Myth # 3 is that red tape is stifling SMEs. The survey found that although red tape was cited as a growth inhibitor by entrepreneurs, it only ranked fourth out of ten as a growth stopper, with only 9% of respondents choosing this option.
The reports goes on: "On average 8 working days per month are spent by companies dealing with red tape. Even though our respondents didn't rank red tape as their primary growth inhibitor, this figure brings into question the opportunity cost of dealing with regulatory compliance and how much more successful SMEs could be if they could plough these additional hours into developing their businesses."
On the matter of raising capital, 43% of respondents did not raise capital in the last 12 months, but plan to do so in the next 12 months. On future funds to be raised, the sources are: 1. Family and friends (15%); 2. Angel investors (13%); 3. Venture capital/private equity (20%); and Other, including enterprise development, government agencies and corporate backing (52%).
It is worth repeating here that 30% of respondents are involved in BizSpark, Microsoft's enterprise/supplier development programme which aims to align to the BBBEE scorecard. As a wholly international-owned company, Microsoft will not sell any equity to local black investors so has to develop an equity-equivalent scheme instead.
At a meeting I had with the BizSpark team at Microsoft's headquarters in Bryanston in March, I learned that the company had teamed up with the Jobs Fund. After some initial very expensive incubation of small tech businesses, it shifted to the virtual incubator model. This reduced the cost of each job created from R122 000 to R34 000. Microsoft appoints a portfolio manager to facilitate a group of incubates, who are provided with mentorship and training. At the time of my meeting they had 200 businesses in the portfolio, which is close to their proportion of the total number of respondents in the PWC survey.

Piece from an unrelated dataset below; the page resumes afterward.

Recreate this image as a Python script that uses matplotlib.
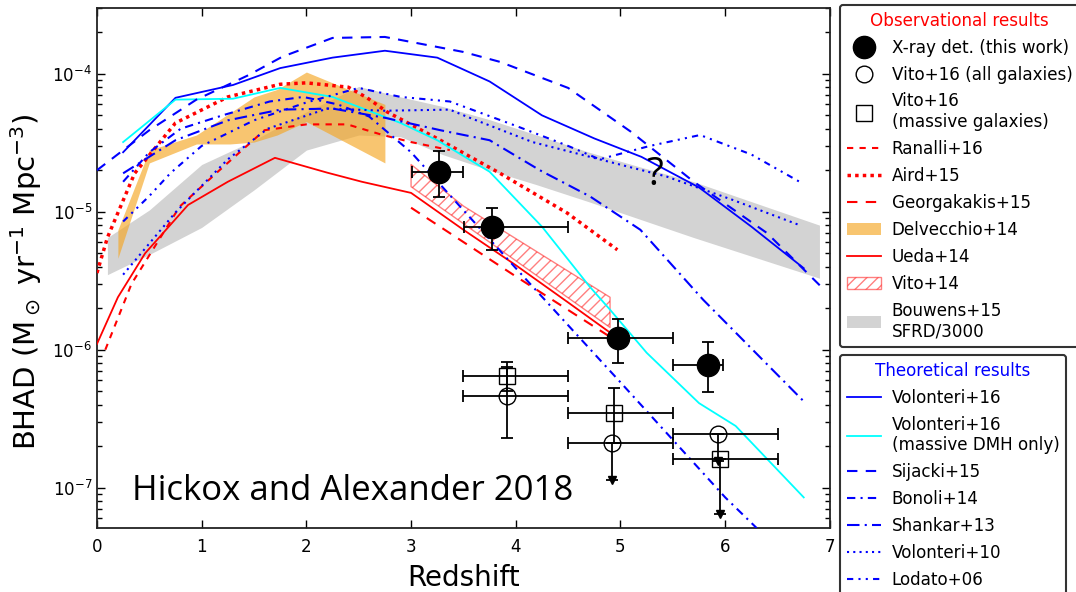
import matplotlib
matplotlib.use("Agg")
import matplotlib.pyplot as plt
from matplotlib.lines import Line2D
from matplotlib.patches import Patch
from matplotlib.ticker import LogLocator, FixedLocator

# ---------------- observational constraints ----------------
# X-ray detected sources (this work)
xray_z = [3.27, 3.77, 4.98, 5.84]
xray_bhad = [1.95e-5, 7.8e-6, 1.22e-6, 7.8e-7]
xray_zlo = [3.01, 3.51, 4.50, 5.50]
xray_zhi = [3.50, 4.50, 5.50, 5.98]
xray_lo = [1.29e-5, 5.3e-6, 8.0e-7, 4.9e-7]
xray_hi = [2.77e-5, 1.07e-5, 1.68e-6, 1.14e-6]

# Vito+16 stacking, redshift bins shared by both samples
vito_bin_lo = [3.5, 4.5, 5.5]
vito_bin_hi = [4.5, 5.5, 6.5]
vito_all_z = [3.92, 4.92, 5.93]
vito_all_bhad = [4.6e-7, 2.1e-7, 2.46e-7]
vito_all_lo = [2.3e-7, 1.14e-7, 1.55e-7]
vito_all_hi = [7.5e-7, 2.1e-7, 2.46e-7]
vito_all_uplim = [False, True, True]
vito_mass_z = [3.92, 4.94, 5.95]
vito_mass_bhad = [6.4e-7, 3.5e-7, 1.62e-7]
vito_mass_lo = [5.0e-7, 2.1e-7, 6.4e-8]
vito_mass_hi = [8.2e-7, 5.3e-7, 1.62e-7]
vito_mass_uplim = [False, False, True]

ranalli_z = [0.08, 0.33, 0.79, 1.17, 1.6, 2.0, 2.39, 2.73, 3.0, 3.37]
ranalli_bhad = [1.0e-6, 3.0e-6, 1.09e-5, 2.0e-5, 3.9e-5, 4.3e-5, 4.3e-5, 3.6e-5, 3.2e-5, 2.8e-5]

aird_z = [0.0, 0.1, 0.36, 0.75, 1.25, 1.75, 2.0, 2.4, 2.58, 2.77, 3.28, 3.85, 4.49, 4.97]
aird_bhad = [3.6e-6, 6.5e-6, 1.9e-5, 4.4e-5, 6.8e-5, 8.4e-5, 8.6e-5, 8.0e-5, 6.7e-5,
             5.3e-5, 3.3e-5, 1.9e-5, 9.8e-6, 5.3e-6]

georgakakis_z = [3.0, 4.0, 4.9]
georgakakis_bhad = [1.07e-5, 3.4e-6, 1.24e-6]

delvecchio_z = [0.2, 0.5, 0.95, 1.27, 1.5, 1.72, 2.0, 2.75]
delvecchio_hi = [7.4e-6, 2.8e-5, 3.6e-5, 5.2e-5, 6.8e-5, 7.7e-5, 1.03e-4, 6.0e-5]
delvecchio_lo = [4.6e-6, 2.26e-5, 3.1e-5, 3.1e-5, 3.2e-5, 3.6e-5, 4.5e-5, 2.26e-5]

ueda_z = [0.0, 0.2, 0.46, 0.87, 1.25, 1.7, 2.2, 2.53, 3.0, 3.5, 4.0, 4.5, 4.95]
ueda_bhad = [1.1e-6, 2.4e-6, 5.0e-6, 1.12e-5, 1.65e-5, 2.46e-5, 1.92e-5, 1.65e-5,
             1.37e-5, 7.4e-6, 4.1e-6, 2.2e-6, 1.25e-6]

vito14_z = [3.0, 3.5, 4.9]
vito14_hi = [2.2e-5, 1.1e-5, 2.4e-6]
vito14_lo = [1.52e-5, 8.2e-6, 1.45e-6]

bouwens_z = [0.1, 0.5, 1.0, 1.5, 2.0, 2.5, 2.9, 3.3, 3.75, 4.2, 4.7, 5.2, 5.7, 6.2, 6.9]
bouwens_hi = [6.5e-6, 1.03e-5, 2.2e-5, 3.3e-5, 5.3e-5, 8.1e-5, 6.8e-5, 5.8e-5, 4.65e-5,
              3.6e-5, 2.7e-5, 2.1e-5, 1.65e-5, 1.22e-5, 8.0e-6]
bouwens_lo = [3.5e-6, 4.9e-6, 7.7e-6, 1.44e-5, 2.8e-5, 3.6e-5, 3.5e-5, 2.6e-5, 2.0e-5,
              1.57e-5, 1.18e-5, 8.75e-6, 6.5e-6, 4.9e-6, 3.3e-6]

# ---------------- theoretical models ----------------
volonteri16_z = [0.25, 0.75, 1.3, 1.75, 2.25, 2.75, 3.25, 3.75, 4.25, 4.75, 5.2, 5.75, 6.25, 6.75]
volonteri16_bhad = [2.7e-5, 6.7e-5, 8.3e-5, 1.10e-4, 1.31e-4, 1.47e-4, 1.31e-4, 8.8e-5,
                    5.0e-5, 3.4e-5, 2.5e-5, 1.5e-5, 7.8e-6, 3.9e-6]

volonteri16_dmh_z = [0.25, 0.75, 1.3, 1.75, 2.25, 2.9, 3.25, 3.75, 4.25, 4.7, 4.9, 5.25,
                     5.75, 6.1, 6.75]
volonteri16_dmh_bhad = [3.2e-5, 6.5e-5, 6.6e-5, 7.9e-5, 6.8e-5, 4.4e-5, 3.3e-5, 1.95e-5,
                        7.8e-6, 2.9e-6, 1.95e-6, 9.5e-7, 4.1e-7, 2.8e-7, 8.5e-8]

sijacki_z = [0.0, 0.5, 0.95, 1.45, 1.77, 2.25, 2.75, 3.5, 3.85, 4.5, 5.1, 5.7, 6.4, 6.95]
sijacki_bhad = [2.0e-5, 3.9e-5, 6.5e-5, 9.8e-5, 1.33e-4, 1.82e-4, 1.85e-4, 1.44e-4,
                1.22e-4, 7.9e-5, 3.8e-5, 1.65e-5, 7.0e-6, 2.7e-6]

bonoli_z = [0.25, 0.5, 0.8, 1.2, 1.65, 1.97, 2.3, 2.6, 3.0, 4.0, 5.0, 6.0, 6.3]
bonoli_bhad = [1.65e-5, 2.7e-5, 4.0e-5, 5.0e-5, 6.3e-5, 6.8e-5, 6.0e-5, 4.9e-5, 2.7e-5,
               3.9e-6, 5.8e-7, 8.5e-8, 5.1e-8]

shankar_z = [0.25, 0.75, 1.25, 1.75, 2.25, 2.75, 3.28, 3.75, 4.23, 4.71, 5.19, 5.79, 6.74]
shankar_bhad = [1.9e-5, 3.3e-5, 4.6e-5, 5.5e-5, 5.6e-5, 4.8e-5, 3.9e-5, 3.3e-5, 2.0e-5,
                1.29e-5, 7.4e-6, 2.3e-6, 4.3e-7]

volonteri10_z = [0.25, 0.75, 1.25, 1.63, 2.2, 2.75, 3.37, 3.53, 4.16, 4.8, 5.44, 6.07, 6.71]
volonteri10_bhad = [3.5e-6, 9.9e-6, 2.4e-5, 4.0e-5, 5.6e-5, 5.4e-5, 5.5e-5, 4.9e-5,
                    3.2e-5, 2.4e-5, 1.8e-5, 1.22e-5, 8.0e-6]

lodato_z = [0.25, 0.5, 0.7, 1.0, 1.5, 2.0, 2.5, 2.9, 3.37, 4.0, 4.5, 4.8, 5.28, 5.76,
            6.25, 6.71]
lodato_bhad = [8.5e-6, 1.3e-5, 1.9e-5, 3.0e-5, 4.6e-5, 6.2e-5, 7.9e-5, 6.8e-5, 6.3e-5,
               4.2e-5, 3.0e-5, 2.4e-5, 3.0e-5, 3.6e-5, 2.6e-5, 1.65e-5]

x_ticks = [0, 1, 2, 3, 4, 5, 6, 7]

BLUE = '#0000ff'
RED = '#ff0000'

fig = plt.figure(figsize=(10.76, 5.92), dpi=100)
ax = fig.add_axes([0.0901, 0.1081, 0.6812, 0.8784])
ax.set_yscale('log')
ax.set_xlim(0, 7)
ax.set_ylim(5.1e-8, 3.0e-4)

# bands
ax.fill_between(bouwens_z, bouwens_lo, bouwens_hi, color='#d3d3d3', lw=0, zorder=1)
ax.fill_between(delvecchio_z, delvecchio_lo, delvecchio_hi, color='#f5a623',
                alpha=0.65, lw=0, zorder=2)
plt.rcParams['hatch.linewidth'] = 1.0
ax.fill_between(vito14_z, vito14_lo, vito14_hi, facecolor='none', edgecolor=RED,
                hatch='///', alpha=0.5, lw=1.0, zorder=2)

# observational curves
l_ranalli, = ax.plot(ranalli_z, ranalli_bhad, color=RED, lw=1.5, ls=(0, (3, 3)), zorder=3)
l_aird, = ax.plot(aird_z, aird_bhad, color=RED, lw=2.5, ls=(0, (1, 1.2)), zorder=3)
l_georg, = ax.plot(georgakakis_z, georgakakis_bhad, color=RED, lw=1.5, ls=(0, (5, 4)), zorder=3)
l_ueda, = ax.plot(ueda_z, ueda_bhad, color=RED, lw=1.3, zorder=3)

# models
l_v16, = ax.plot(volonteri16_z, volonteri16_bhad, color=BLUE, lw=1.3, zorder=3)
l_v16d, = ax.plot(volonteri16_dmh_z, volonteri16_dmh_bhad, color='cyan', lw=1.3, zorder=3)
l_sij, = ax.plot(sijacki_z, sijacki_bhad, color=BLUE, lw=1.5, ls=(0, (5, 4)), zorder=3)
l_bon, = ax.plot(bonoli_z, bonoli_bhad, color=BLUE, lw=1.5, ls=(0, (4, 2.5, 1, 2.5)), zorder=3)
l_sha, = ax.plot(shankar_z, shankar_bhad, color=BLUE, lw=1.5, ls=(0, (6, 2.5, 1, 2.5)), zorder=3)
l_v10, = ax.plot(volonteri10_z, volonteri10_bhad, color=BLUE, lw=1.5, ls=(0, (1, 2)), zorder=3)
l_lod, = ax.plot(lodato_z, lodato_bhad, color=BLUE, lw=1.5,
                 ls=(0, (3, 2.5, 1, 2.5, 1, 2.5)), zorder=3)

# data points
def draw_points(z, val, lo, hi, zlo, zhi, uplim, **mk):
    for i in range(len(z)):
        ax.errorbar(z[i], val[i],
                    xerr=[[z[i] - zlo[i]], [zhi[i] - z[i]]],
                    yerr=[[val[i] - lo[i]], [hi[i] - val[i]]],
                    fmt='none', ecolor='k', elinewidth=1.3, capsize=4, capthick=1.3, zorder=4)
        if uplim[i]:
            ax.plot(z[i], lo[i], marker='v', color='k', ms=6, ls='none', zorder=4)
    ax.plot(z, val, ls='none', zorder=5, **mk)

draw_points(vito_all_z, vito_all_bhad, vito_all_lo, vito_all_hi, vito_bin_lo, vito_bin_hi,
            vito_all_uplim, marker='o', ms=12, mfc='none', mec='k', mew=1.0)
draw_points(vito_mass_z, vito_mass_bhad, vito_mass_lo, vito_mass_hi, vito_bin_lo, vito_bin_hi,
            vito_mass_uplim, marker='s', ms=11, mfc='none', mec='k', mew=1.0)
draw_points(xray_z, xray_bhad, xray_lo, xray_hi, xray_zlo, xray_zhi, [False] * 4,
            marker='o', ms=16, mfc='k', mec='k')

# axes styling
ax.xaxis.set_major_locator(FixedLocator(x_ticks))
ax.yaxis.set_major_locator(LogLocator(base=10))
ax.yaxis.set_minor_locator(LogLocator(base=10, subs=range(2, 10)))
ax.tick_params(which='both', direction='in', top=True, right=True, labelsize=12, width=1)
ax.tick_params(axis='x', pad=7)
ax.tick_params(which='major', length=6)
ax.tick_params(which='minor', length=3.5)
for sp in ax.spines.values():
    sp.set_linewidth(1.3)
    sp.set_color('#222222')
ax.set_xlabel('Redshift', fontsize=20, labelpad=6)
ax.set_ylabel(r'BHAD (M$_\odot$ yr$^{-1}$ Mpc$^{-3}$)', fontsize=21, labelpad=6)
ax.yaxis.label.set_y(0.473)

ax.text(0.048, 0.054, 'Hickox and Alexander 2018', transform=ax.transAxes, family='Open Sans',
        fontsize=25, ha='left', va='baseline', color='k')
ax.text(0.761, 0.679, '?', transform=ax.transAxes, family='Open Sans', fontsize=28,
        ha='center', va='center', color='k')

# legends outside the axes
obs_handles = [
    Line2D([], [], ls='none', marker='o', ms=16, mfc='k', mec='k'),
    Line2D([], [], ls='none', marker='o', ms=12, mfc='none', mec='k'),
    Line2D([], [], ls='none', marker='s', ms=12, mfc='none', mec='k'),
    l_ranalli, l_aird, l_georg,
    Patch(facecolor='#f5a623', alpha=0.65, lw=0),
    l_ueda,
    Patch(facecolor='none', edgecolor=RED, hatch='///', alpha=0.5),
    Patch(facecolor='#d3d3d3', lw=0),
]
obs_labels = ['X-ray det. (this work)', 'Vito+16 (all galaxies)', 'Vito+16\n(massive galaxies)',
              'Ranalli+16', 'Aird+15', 'Georgakakis+15', 'Delvecchio+14', 'Ueda+14',
              'Vito+14', 'Bouwens+15\nSFRD/3000']
theo_handles = [l_v16, l_v16d, l_sij, l_bon, l_sha, l_v10, l_lod]
theo_labels = ['Volonteri+16', 'Volonteri+16\n(massive DMH only)', 'Sijacki+15', 'Bonoli+14',
               'Shankar+13', 'Volonteri+10', 'Lodato+06']

leg_kw = dict(loc='upper left', bbox_transform=fig.transFigure, borderaxespad=0,
              fontsize=12.1, title_fontsize=12.1, frameon=True, fancybox=True,
              handlelength=2.05, handletextpad=0.62, labelspacing=0.53, borderpad=0.4,
              framealpha=1, edgecolor='#333333')
leg1 = fig.legend(obs_handles, obs_labels, bbox_to_anchor=(840 / 1076, 1 - 5 / 592),
                  title='Observational results', **leg_kw)
leg1.get_title().set_color('red')
leg1.get_frame().set_linewidth(1.5)
leg2 = fig.legend(theo_handles, theo_labels, bbox_to_anchor=(840 / 1076, 1 - 355 / 592),
                  title='Theoretical results', **leg_kw)
leg2.get_title().set_color('blue')
leg2.get_frame().set_linewidth(1.5)

fig.savefig('out.png', dpi=100, facecolor='white')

So we are talking about a very specific sample of businesses here. It is an important segment of the total emerging business landscape, but more research is needed to include businesses in other sectors such as agriculture, manufacturing, tourism, finance, retail/wholesale and other services.
This is something which the Department of Small Business Development should be focusing on. We actually know very little about our small business ecosystem, which includes the informal sector. The informal sector, which "employs" anything from 2 to 4 million people, is a big mystery to most people dealing with accelerating small business but it cannot be ignored by policy makers (see a well thought out piece by Zama Ndlovu in today's Business Day).
The PWC Emerging Companies survey adds measurably to our understanding of South Africa's small business ecosystem. But is is a dipstick sample and needs massive amplification and replication across the entire small business landscape for us to really get to grips with the issues.